- Miles Fielder
- 13 November 2006
This wildly imaginative fabulist fable from Mexican filmmaker Guillermo del Toro works as a companion piece to his earlier excellent Spanish language ghost story, The Devil’s Backbone. Like that film, Pan’s Labyrinth locates supernatural events within the grimly realistic milieu of Spain’s Civil War, here seen in its closing stages. And once again the protagonist is an innocent child, in this case a daydreaming young girl named Ofelia (Ivana Baquero).
As the film opens, Ofelia and her pregnant and unwell mother arrive in the country’s mountainous northern region to join her new stepfather, a cruel captain in Franco’s army named Vidal (Sergi López). With her mother bedridden and her stepfather busy snuffing out pockets of resistance, Ofelia is left to her own devices. She soon discovers a subterranean world populated by various fairytale creatures, including a fearsome faun who tells the girl that she is, in fact, a princess and that she must complete three tasks in order to return to her home.
The contrast between these two worlds is great, and the film underscores that by treating each in very different ways. While some aspects of the subterranean one are frightening (one of Ofelia’s tasks is to steal a dagger from a gruesome cyclopean giant that might have been dreamed up by Clive Books of Blood Barker), the colourful fairytale realm, with its animatronics monsters, otherwise resembles the similarly titled Jim Henson children’s fantasy, Labyrinth. It’s above ground, however, where the real terrors lie. Vidal’s war against the resistance fighters sees him smash a prisoner’s nose flat with a wine bottle and torture another almost to death, and in one particular nasty scene Vidal himself has his cheek slit from mouth to ear. Stomach-churningly graphic, these sections of the film play like a horror movie.

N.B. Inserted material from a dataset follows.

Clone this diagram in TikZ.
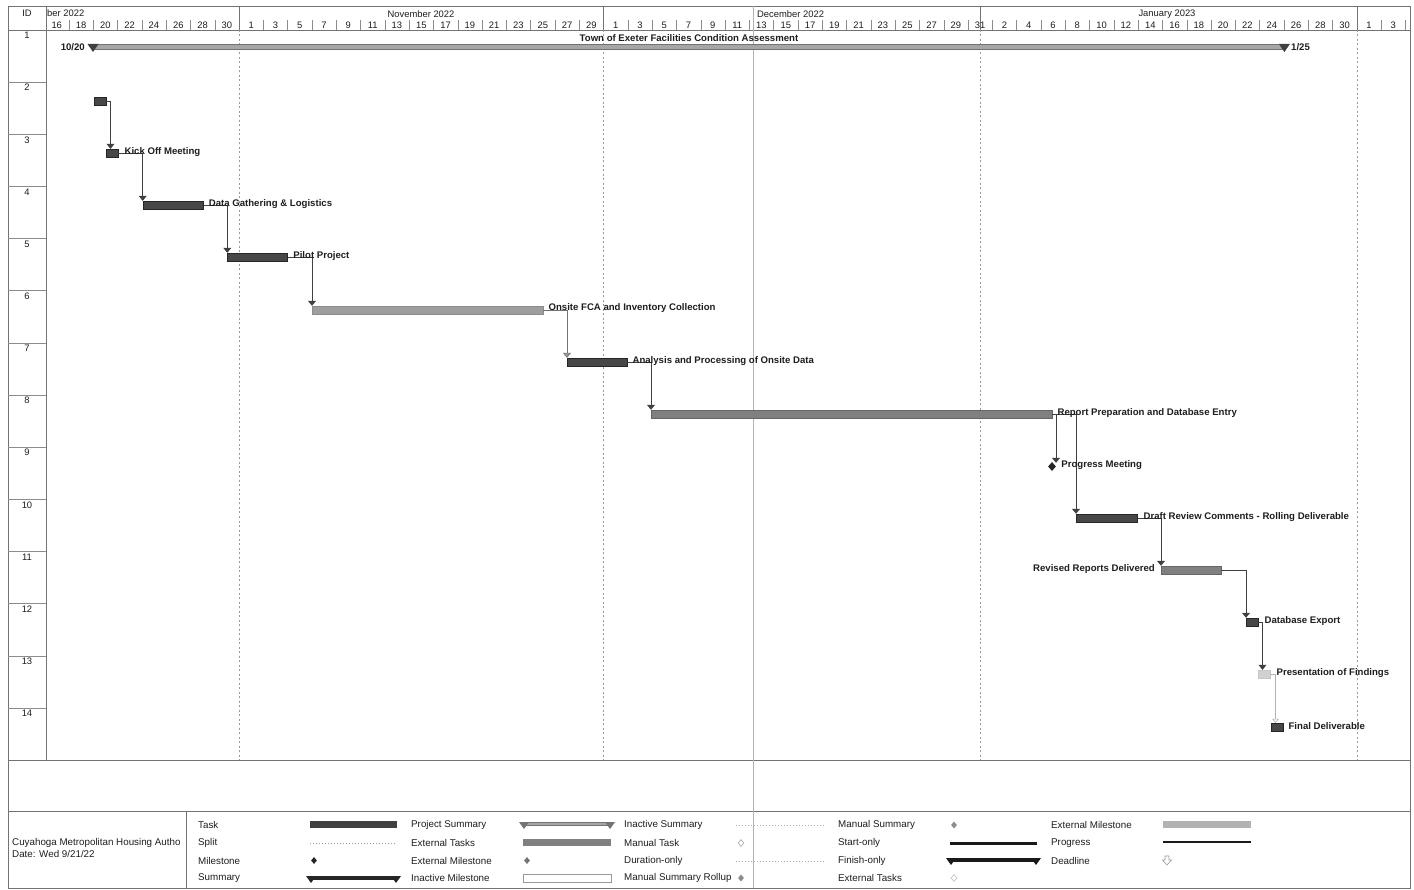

The tonal shifts are very jarring, and the switch between children’s film and horror movie a little heavy-handed. But the film works well as an analogy to life in Spain during Franco’s repressive regime and when the country was liberated from it. Beyond that, Pan’s Labyrinth powerfully illustrates the point that the real world is more horrifying than any imagined one. Del Toro should be applauded for his clarity of vision.
Cameo, Edinburgh and selected release from Fri 24 Nov.